Author: Mocraig Sande
Project Members: Walter Murimi · James Muteti · John Mutisya · Jeremy Kipkurui
Programme: B.Sc. Applied Statistics with Computing, Moi University
Supervisor: Prof. Ann Mwangi
Academic Year: 2025/2026
This capstone project develops and validates predictive models for maize and bean yields among smallholder farmers in Kitui County, Kenya — one of Kenya's most food-insecure arid and semi-arid regions. Four modelling approaches are compared: Multiple Linear Regression (OLS), LASSO Regression, Random Forest, and XGBoost.
Key Results (Summary):
| Crop | Best Model | RMSE (t/ha) | R² |
|---|---|---|---|
| Maize | LASSO | 0.232 | 0.594 |
| Beans | LASSO | 0.155 | 0.633 |
| Source | Variables | URL |
|---|---|---|
| Synthetic survey (n=200) | All agronomic & socioeconomic | Generated — see notebooks/02_synthetic_survey.ipynb |
| NASA POWER | Rainfall, temp, solar | power.larc.nasa.gov |
| SoilGrids 2.0 | pH, SOC, clay, sand | rest.soilgrids.org |
kitui-yield-prediction/
├── data/
│ ├── synthetic/ # Synthetic farmer survey (n=200)

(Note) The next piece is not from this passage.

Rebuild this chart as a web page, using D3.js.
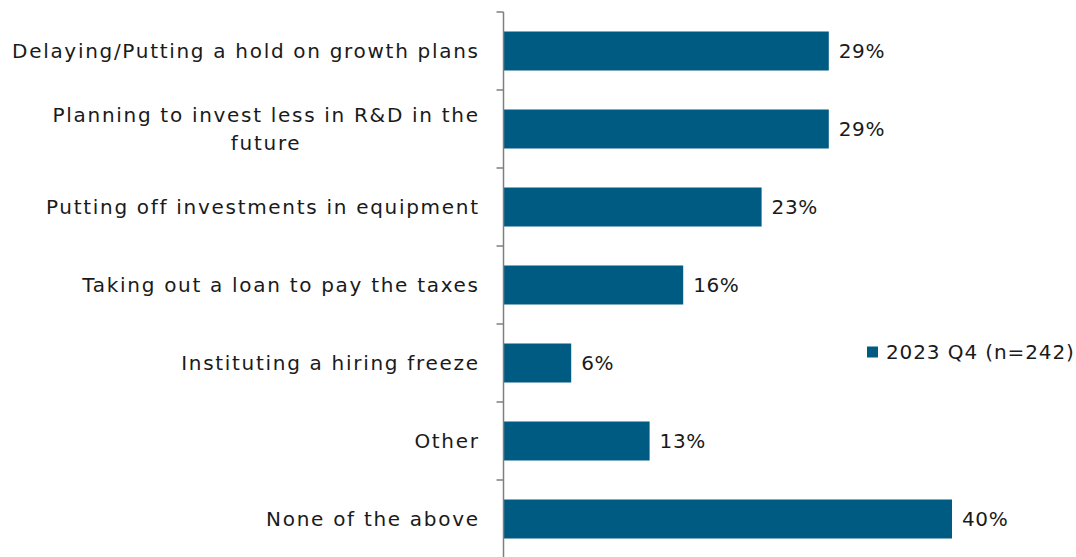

│ ├── raw/ # API downloads (gitignored, regenerable)
│ └── processed/ # Merged, clean, feature-engineered
├── notebooks/ # Colab notebooks (numbered, run in order)

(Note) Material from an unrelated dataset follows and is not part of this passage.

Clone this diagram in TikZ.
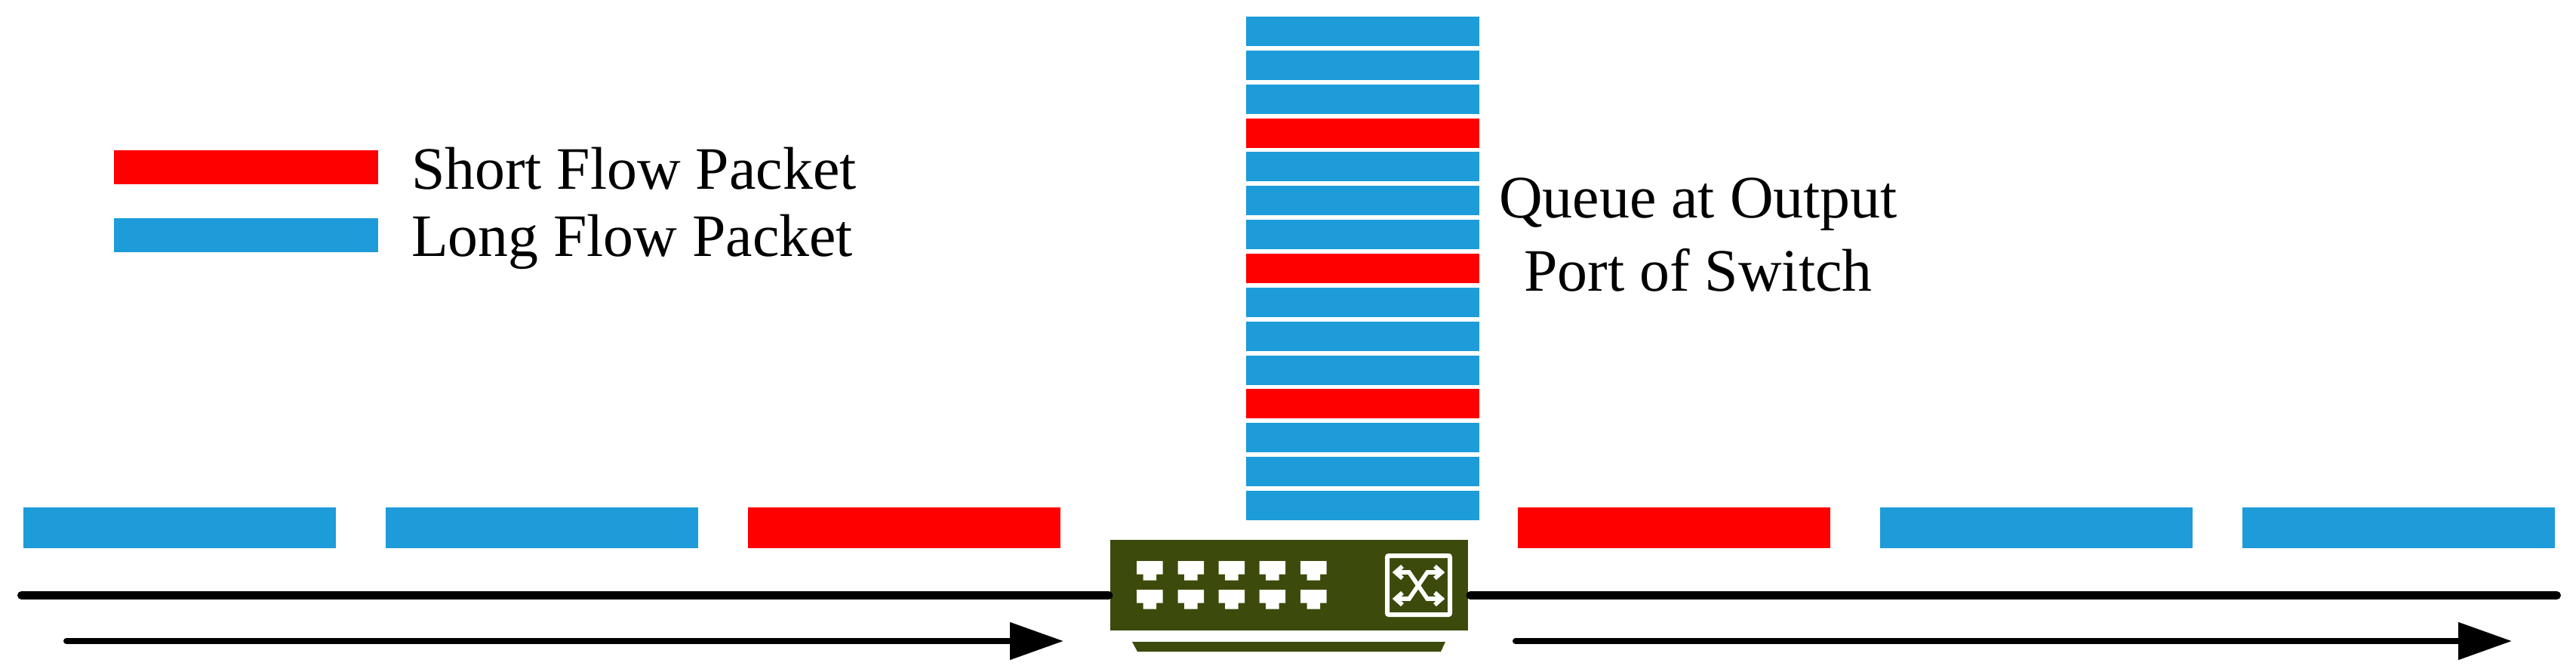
\documentclass[tikz,border=0pt]{standalone}
\usepackage{fontspec}
\setmainfont{Liberation Serif}
\usetikzlibrary{arrows.meta}
\definecolor{pktblue}{HTML}{1D9CD9}
\definecolor{pktred}{HTML}{FF0000}
\definecolor{swolive}{HTML}{3C4B0C}
\tikzset{
  pkt/.style={inner sep=0pt,outer sep=0pt,draw=none,anchor=north west},
  mainsize/.style={minimum width=207pt,minimum height=27pt},
  queuesize/.style={minimum width=154.5pt,minimum height=19.5pt},
  legendsize/.style={minimum width=175pt,minimum height=22.5pt},
  long/.style={pkt,fill=pktblue},
  short/.style={pkt,fill=pktred},
  wire/.style={line width=5.5pt,line cap=round,black},
  flowarrow/.style={line width=4pt,line cap=round,black,-{Triangle[length=35.5pt,width=24pt]}},
  label/.style={inner sep=0pt,outer sep=0pt,font=\fontsize{39.9}{48.5}\selectfont},
  swbody/.style={inner sep=0pt,outer sep=0pt,fill=swolive,minimum width=237pt,minimum height=60pt},
  iconline/.style={draw=white,line width=2.8pt,miter limit=10,fill=none}
}
\begin{document}
\begin{tikzpicture}[x=0.5pt,y=-0.5pt]
\useasboundingbox (0,0) rectangle (3413,889);
% legend
\node[short,legendsize] (legS) at (151,199) {};
\node[long,legendsize] (legL) at (151,289) {};
\node[label,anchor=base west] (legStext) at (545,250) {Short Flow Packet};
\node[label,anchor=base west] (legLtext) at (545,339) {Long Flow Packet};
% queue
\foreach \i/\st in {0/long,1/long,2/long,3/short,4/long,5/long,6/long,7/short,8/long,9/long,10/long,11/short,12/long,13/long,14/long}{
  \node[\st,queuesize] (q\i) at (1651,22+44.86*\i) {};
}
\node[label,align=center,anchor=base] (qtext) at (2250,385) {Queue at Output\\Port of Switch};
% packets on the link
\node[long,mainsize] (m1) at (31,672) {};
\node[long,mainsize] (m2) at (511,672) {};
\node[short,mainsize] (m3) at (991,672) {};
\node[short,mainsize] (m4) at (2011,672) {};
\node[long,mainsize] (m5) at (2491,672) {};
\node[long,mainsize] (m6) at (2971,672) {};
% switch
\node[swbody,anchor=north west] (sw) at (1471,715) {};
\fill[swolive] (1500,850) -- (1915,850) -- (1909,863) -- (1507,863) -- cycle;
\foreach \x in {1506,1560.5,1614.5,1668.5,1723}{
  \foreach \y in {743,781}{
    \fill[white] (\x,\y) -- ++(34.5,0) -- ++(0,17.5) -- ++(-8.5,0) -- ++(0,8) -- ++(-17.5,0) -- ++(0,-8) -- ++(-8.5,0) -- cycle;
  }
}
\draw[draw=white,line width=3pt,rounded corners=1pt] (1838,736) rectangle (1921,814);
\draw[iconline] (1848,758) -- (1867,758) -- (1891,793) -- (1911,793);
\draw[iconline] (1911,758) -- (1891,758) -- (1867,793) -- (1848,793);
\foreach \yy in {758,793}{
  \draw[iconline] (1858,\yy-8) -- (1849,\yy) -- (1858,\yy+8);
  \draw[iconline] (1901,\yy-8) -- (1910,\yy) -- (1901,\yy+8);
}
% wires
\coordinate (wireL) at (28.5,788.5);
\coordinate (wireR) at (3387.5,788.5);
\coordinate (flowLa) at (88,849);
\coordinate (flowLb) at (1409,849);
\coordinate (flowRa) at (2008,849);
\coordinate (flowRb) at (3328,849);
\draw[wire] (wireL) -- ([xshift=-1pt]wireL -| sw.west);
\draw[wire] ([xshift=1.5pt]wireR -| sw.east) -- (wireR);
\draw[flowarrow] (flowLa) -- (flowLb);
\draw[flowarrow] (flowRa) -- (flowRb);
\end{tikzpicture}
\end{document}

├── src/ # Reusable functions
├── outputs/
│ ├── figures/ # All plots (180–200 dpi PNG)
│ ├── tables/ # Model results, summaries
│ └── maps/ # Interactive HTML maps
├── docs/ # Questionnaire, codebook, sources
└── tests/ # Pytest unit tests
# 1. Clone
git clone git@github.com:crayglockes/kitui-yield-prediction.git
cd kitui-yield-prediction
# 2. Install dependencies
pip install -r requirements.txt
# 3. Run notebooks in order (01 → 07) in Google Colab or Jupyter
# 4. Run tests
pytest tests/ -vAll random seeds are set to 42. Results are fully reproducible.

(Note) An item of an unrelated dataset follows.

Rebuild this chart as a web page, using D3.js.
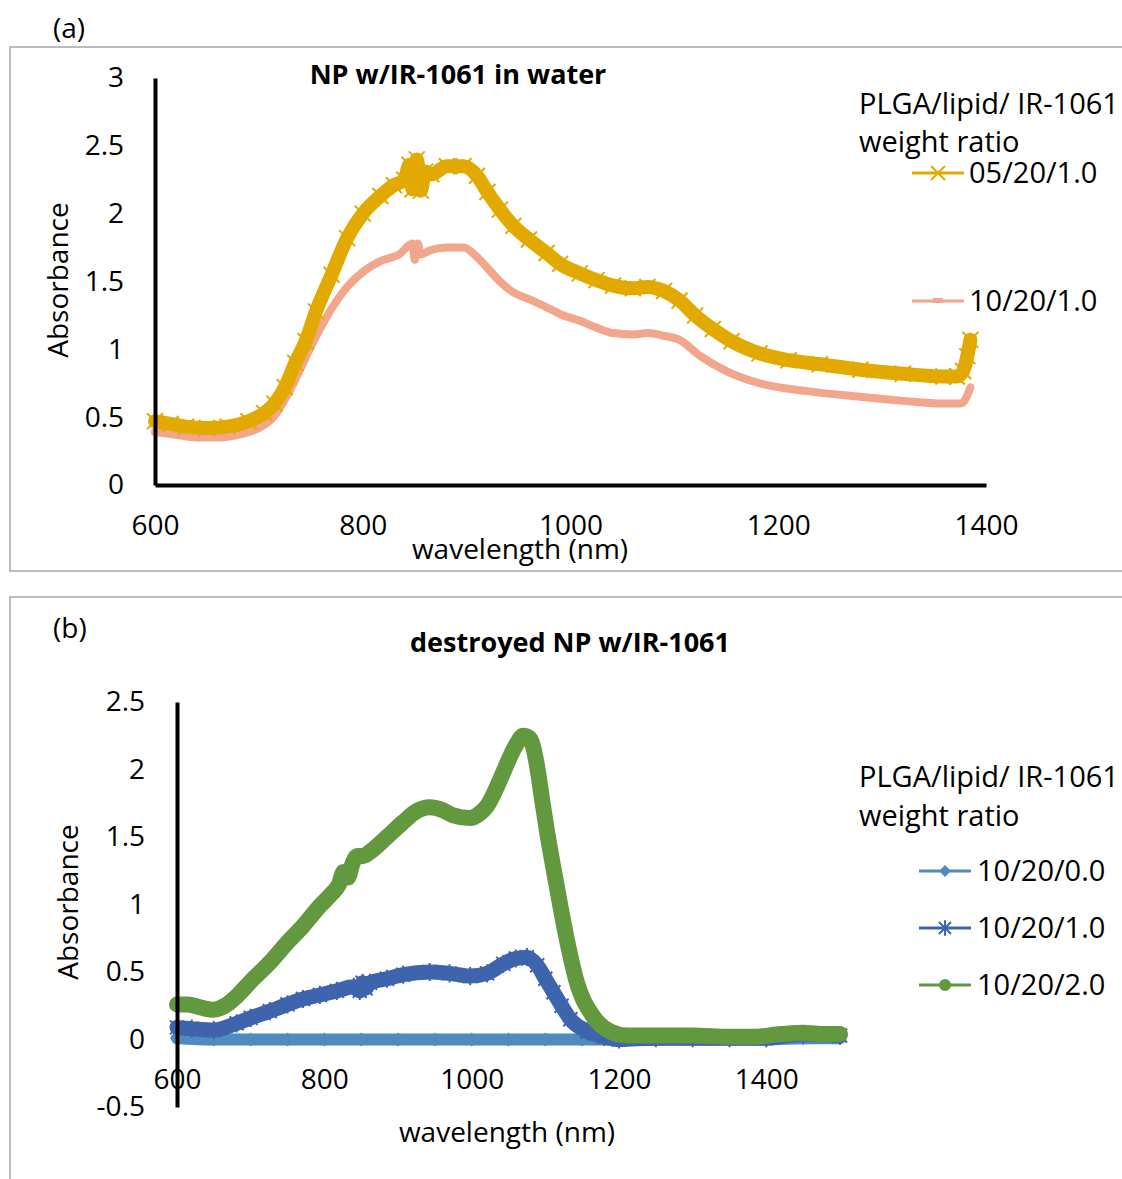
<!doctype html>
<html lang="en">
<head>
<meta charset="utf-8">
<script src="https://cdnjs.cloudflare.com/ajax/libs/d3/7.8.5/d3.min.js"></script>
<style type="text/css">
	body {
		margin: 0;
		background: #fff;
		font-family: 'Open Sans', sans-serif;
	}
	.tick text {
		font-family: 'Open Sans', sans-serif;
		font-size: 28px;
		fill: #000;
	}
	.lbl {
		font-family: 'Open Sans', sans-serif;
		font-size: 28px;
		fill: #000;
	}
	.leg {
		font-family: 'Open Sans', sans-serif;
		font-size: 29px;
		fill: #000;
	}
	.ttl {
		font-family: 'Open Sans', sans-serif;
		font-size: 27px;
		font-weight: 700;
		fill: #000;
	}
</style>
</head>
<body>
<script>

// ---- panel (a): NP w/IR-1061 in water ----
const aTicksX = [600, 800, 1000, 1200, 1400]
const aTicksY = [0, 0.5, 1, 1.5, 2, 2.5, 3]

// 05/20/1.0
const aGoldWl  = [600, 615, 630, 650, 670, 690, 705, 715, 725, 735, 745, 755, 770, 785, 800, 817, 830, 840, 845, 848, 852, 856, 860, 866, 881, 897, 910, 920, 932, 945, 960, 977, 990, 1009, 1025, 1041, 1060, 1074, 1090, 1105, 1120, 1137, 1155, 1182, 1210, 1240, 1279, 1320, 1359, 1372, 1378, 1382, 1385]
const aGoldAbs = [0.47, 0.45, 0.43, 0.42, 0.43, 0.47, 0.53, 0.60, 0.72, 0.90, 1.06, 1.28, 1.55, 1.82, 2.00, 2.13, 2.21, 2.25, 2.36, 2.18, 2.40, 2.17, 2.31, 2.29, 2.35, 2.35, 2.28, 2.16, 2.03, 1.91, 1.81, 1.71, 1.63, 1.56, 1.51, 1.47, 1.45, 1.46, 1.43, 1.36, 1.25, 1.15, 1.06, 0.97, 0.92, 0.89, 0.85, 0.82, 0.80, 0.80, 0.84, 0.95, 1.07]

// 10/20/1.0
const aPinkWl  = [600, 620, 640, 660, 680, 700, 714, 730, 752, 770, 785, 800, 817, 835, 848, 850, 853, 856, 865, 881, 897, 910, 920, 932, 945, 960, 977, 990, 1009, 1025, 1041, 1060, 1074, 1090, 1105, 1125, 1150, 1182, 1230, 1279, 1320, 1359, 1375, 1380, 1385]
const aPinkAbs = [0.39, 0.37, 0.35, 0.35, 0.37, 0.42, 0.50, 0.70, 1.05, 1.30, 1.46, 1.57, 1.65, 1.70, 1.78, 1.66, 1.78, 1.70, 1.73, 1.75, 1.75, 1.68, 1.60, 1.50, 1.42, 1.37, 1.31, 1.26, 1.21, 1.16, 1.12, 1.11, 1.12, 1.10, 1.07, 0.95, 0.84, 0.75, 0.69, 0.65, 0.62, 0.60, 0.60, 0.63, 0.72]

// ---- panel (b): destroyed NP w/IR-1061 ----
const bTicksX = [600, 800, 1000, 1200, 1400]
const bTicksY = [-0.5, 0, 0.5, 1, 1.5, 2, 2.5]

// 10/20/0.0
const bLightWl  = [600, 650, 700, 750, 800, 850, 900, 950, 1000, 1050, 1100, 1150, 1200, 1250, 1300, 1350, 1400, 1450, 1500]
const bLightAbs = [0.01, 0.00, 0.00, 0.00, 0.00, 0.00, 0.00, 0.00, 0.00, 0.00, 0.00, 0.00, 0.00, 0.00, 0.00, 0.00, 0.00, 0.01, 0.01]

// 10/20/1.0
const bBlueWl  = [600, 620, 650, 681, 700, 726, 750, 771, 794, 817, 840, 848, 852, 856, 862, 885, 907, 943, 970, 998, 1021, 1043, 1060, 1075, 1089, 1100, 1111, 1122, 1134, 1157, 1180, 1200, 1250, 1300, 1350, 1400, 1450, 1500]
const bBlueAbs = [0.09, 0.08, 0.07, 0.12, 0.16, 0.21, 0.26, 0.30, 0.33, 0.36, 0.39, 0.36, 0.42, 0.38, 0.42, 0.45, 0.48, 0.50, 0.49, 0.47, 0.49, 0.56, 0.60, 0.61, 0.55, 0.45, 0.35, 0.25, 0.15, 0.06, 0.02, 0.00, 0.01, 0.01, 0.01, 0.01, 0.04, 0.03]

// 10/20/2.0
const bGreenWl  = [600, 615, 630, 649, 665, 681, 700, 726, 750, 771, 794, 810, 820, 826, 832, 838, 845, 853, 862, 885, 907, 925, 943, 960, 975, 998, 1010, 1021, 1035, 1043, 1060, 1070, 1079, 1088, 1095, 1102, 1110, 1120, 1130, 1143, 1165, 1188, 1210, 1260, 1300, 1350, 1380, 1420, 1450, 1480, 1500]
const bGreenAbs = [0.26, 0.26, 0.24, 0.22, 0.25, 0.32, 0.43, 0.57, 0.72, 0.84, 0.99, 1.08, 1.15, 1.24, 1.20, 1.30, 1.36, 1.36, 1.39, 1.50, 1.61, 1.69, 1.72, 1.70, 1.66, 1.64, 1.67, 1.73, 1.88, 1.98, 2.18, 2.25, 2.23, 2.05, 1.80, 1.55, 1.30, 1.00, 0.72, 0.42, 0.17, 0.06, 0.03, 0.03, 0.03, 0.02, 0.02, 0.04, 0.05, 0.04, 0.04]

const legendTitle = ["PLGA/lipid/ IR-1061", "weight ratio"]

const w = 1122
const h = 1179

const svg = d3.select("body")
	.append("svg")
	.attr("width", w)
	.attr("height", h)

svg.append("rect").attr("width", w).attr("height", h).attr("fill", "#fff")

// panel frames
svg.append("rect")
	.attr("x", 10).attr("y", 47).attr("width", 1130).attr("height", 524)
	.attr("fill", "none").attr("stroke", "#a6a6a6").attr("stroke-width", 1.5)
svg.append("rect")
	.attr("x", 10).attr("y", 597).attr("width", 1130).attr("height", 620)
	.attr("fill", "none").attr("stroke", "#a6a6a6").attr("stroke-width", 1.5)

// marker shapes
const crossPath = (s) => `M${-s},${-s}L${s},${s}M${-s},${s}L${s},${-s}`
const starPath = (s) => `M${-s},${-s}L${s},${s}M${-s},${s}L${s},${-s}M0,${-s * 1.3}L0,${s * 1.3}`
const diamondPath = (s) => `M0,${-s}L${s},0L0,${s}L${-s},0Z`

let drawSeries = (g, xs, ys, wl, ab, color, width) => {
	const pts = wl.map((d, i) => [d, ab[i]])
	const line = d3.line()
		.x(d => xs(d[0]))
		.y(d => ys(d[1]))
		.curve(d3.curveMonotoneX)
	g.append("path")
		.datum(pts)
		.attr("d", line)
		.attr("fill", "none")
		.attr("stroke", color)
		.attr("stroke-width", width)
		.attr("stroke-linecap", "round")
		.attr("stroke-linejoin", "round")
	return pts
}

// ================= panel (a) =================
const xA = d3.scaleLinear().domain([600, 1400]).range([155, 986])
const yA = d3.scaleLinear().domain([0, 3]).range([485, 78])

const gA = svg.append("g")

const pinkPts = drawSeries(gA, xA, yA, aPinkWl, aPinkAbs, "#f2a68c", 8)
const goldPts = drawSeries(gA, xA, yA, aGoldWl, aGoldAbs, "#e2aa00", 14)

// x markers on the gold series
gA.selectAll(".gx")
	.data(goldPts)
	.enter()
	.append("path")
	.attr("class", "gx")
	.attr("transform", d => `translate(${xA(d[0])},${yA(d[1])})`)
	.attr("d", crossPath(8))
	.attr("stroke", "#e2aa00")
	.attr("stroke-width", 2)
	.attr("fill", "none")

// axes
gA.append("g")
	.attr("transform", "translate(155,0)")
	.call(d3.axisLeft(yA).tickValues(aTicksY).tickSize(0).tickPadding(31).tickFormat(d3.format("")))
	.call(g => g.select(".domain").attr("stroke", "#000").attr("stroke-width", 4))

gA.append("g")
	.attr("transform", "translate(0,485)")
	.call(d3.axisBottom(xA).tickValues(aTicksX).tickSize(0).tickPadding(30).tickFormat(d3.format("")))
	.call(g => g.select(".domain").attr("stroke", "#000").attr("stroke-width", 4))

svg.append("text").attr("class", "lbl").attr("x", 53).attr("y", 38).text("(a)")

svg.append("text").attr("class", "ttl")
	.attr("x", 458).attr("y", 84).attr("text-anchor", "middle")
	.text("NP w/IR-1061 in water")

svg.append("text").attr("class", "lbl")
	.attr("x", 520).attr("y", 559).attr("text-anchor", "middle")
	.text("wavelength (nm)")

svg.append("text").attr("class", "lbl")
	.attr("transform", "translate(68,280) rotate(-90)")
	.attr("text-anchor", "middle")
	.text("Absorbance")

// legend (a)
svg.selectAll(".lta")
	.data(legendTitle)
	.enter()
	.append("text")
	.attr("class", "leg")
	.attr("x", 859)
	.attr("y", (d, i) => 114 + i * 38)
	.text(d => d)

const legA = [
	{ name: "05/20/1.0", color: "#e2aa00", y: 173, mark: "cross" },
	{ name: "10/20/1.0", color: "#f2a68c", y: 301, mark: "dash" }
]
legA.forEach(d => {
	svg.append("line")
		.attr("x1", 912).attr("x2", 964).attr("y1", d.y).attr("y2", d.y)
		.attr("stroke", d.color).attr("stroke-width", 3)
	if (d.mark == "cross") {
		svg.append("path")
			.attr("transform", `translate(938,${d.y})`)
			.attr("d", crossPath(7))
			.attr("stroke", d.color).attr("stroke-width", 2)
	} else {
		svg.append("rect")
			.attr("x", 933).attr("y", d.y - 3).attr("width", 10).attr("height", 5)
			.attr("fill", d.color)
	}
	svg.append("text").attr("class", "leg")
		.attr("x", 969).attr("y", d.y + 10)
		.text(d.name)
})

// ================= panel (b) =================
const xB = d3.scaleLinear().domain([600, 1500]).range([177, 840])
const yB = d3.scaleLinear().domain([-0.5, 2.5]).range([1107, 702])

const gB = svg.append("g")

const lightPts = drawSeries(gB, xB, yB, bLightWl, bLightAbs, "#4f8ac0", 12)
gB.selectAll(".ld")
	.data(lightPts)
	.enter()
	.append("path")
	.attr("class", "ld")
	.attr("transform", d => `translate(${xB(d[0])},${yB(d[1])})`)
	.attr("d", diamondPath(7))
	.attr("fill", "#4f8ac0")

const bluePts = drawSeries(gB, xB, yB, bBlueWl, bBlueAbs, "#3f64ae", 15)
gB.selectAll(".bs")
	.data(bluePts)
	.enter()
	.append("path")
	.attr("class", "bs")
	.attr("transform", d => `translate(${xB(d[0])},${yB(d[1])})`)
	.attr("d", starPath(7))
	.attr("stroke", "#3f64ae")
	.attr("stroke-width", 2)

const greenPts = drawSeries(gB, xB, yB, bGreenWl, bGreenAbs, "#62993e", 16)

// axes
gB.append("g")
	.attr("transform", "translate(177,0)")
	.call(d3.axisLeft(yB).tickValues(bTicksY).tickSize(0).tickPadding(32).tickFormat(d3.format("")))
	.call(g => g.select(".domain").attr("stroke", "#000").attr("stroke-width", 4))
	.call(g => g.selectAll(".tick text").text(d => d < 0 ? "-" + Math.abs(d) : d))

gB.append("g")
	.attr("transform", `translate(0,${yB(0)})`)
	.call(d3.axisBottom(xB).tickValues(bTicksX).tickSize(0).tickPadding(30).tickFormat(d3.format("")))
	.call(g => g.select(".domain").remove())

svg.append("text").attr("class", "lbl").attr("x", 53).attr("y", 638).text("(b)")

svg.append("text").attr("class", "ttl")
	.attr("x", 570).attr("y", 652).attr("text-anchor", "middle")
	.text("destroyed NP w/IR-1061")

svg.append("text").attr("class", "lbl")
	.attr("x", 507).attr("y", 1142).attr("text-anchor", "middle")
	.text("wavelength (nm)")

svg.append("text").attr("class", "lbl")
	.attr("transform", "translate(78,902) rotate(-90)")
	.attr("text-anchor", "middle")
	.text("Absorbance")

// legend (b)
svg.selectAll(".ltb")
	.data(legendTitle)
	.enter()
	.append("text")
	.attr("class", "leg")
	.attr("x", 859)
	.attr("y", (d, i) => 787 + i * 39)
	.text(d => d)

const legB = [
	{ name: "10/20/0.0", color: "#4f8ac0", y: 871, mark: "diamond" },
	{ name: "10/20/1.0", color: "#3f64ae", y: 928, mark: "star" },
	{ name: "10/20/2.0", color: "#62993e", y: 985, mark: "circle" }
]
legB.forEach(d => {
	svg.append("line")
		.attr("x1", 919).attr("x2", 971).attr("y1", d.y).attr("y2", d.y)
		.attr("stroke", d.color).attr("stroke-width", 3)
	const m = svg.append("g").attr("transform", `translate(945,${d.y})`)
	if (d.mark == "diamond") {
		m.append("path").attr("d", diamondPath(6)).attr("fill", d.color)
	} else if (d.mark == "star") {
		m.append("path").attr("d", starPath(6)).attr("stroke", d.color).attr("stroke-width", 2)
	} else {
		m.append("circle").attr("r", 6).attr("fill", d.color)
	}
	svg.append("text").attr("class", "leg")
		.attr("x", 977).attr("y", d.y + 10)
		.text(d.name)
})

</script>
</body>
</html>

- Data are synthetic — calibrated against published distributions but not from an actual field survey. Findings should be validated with primary data before policy application.
- SoilGrids and NASA POWER data represent 250m–0.5° resolution averages; farm-level soil and microclimate variation is not fully captured.
- Models are cross-sectional (single season); temporal dynamics of multi-year yield trends are not modelled.
Synthetic data generation methodology is fully documented in notebooks/02_synthetic_survey.ipynb. No real farmer data was collected without consent. The questionnaire (docs/questionnaire.md) represents the intended instrument for future primary data collection under Moi University IREC ethics protocol.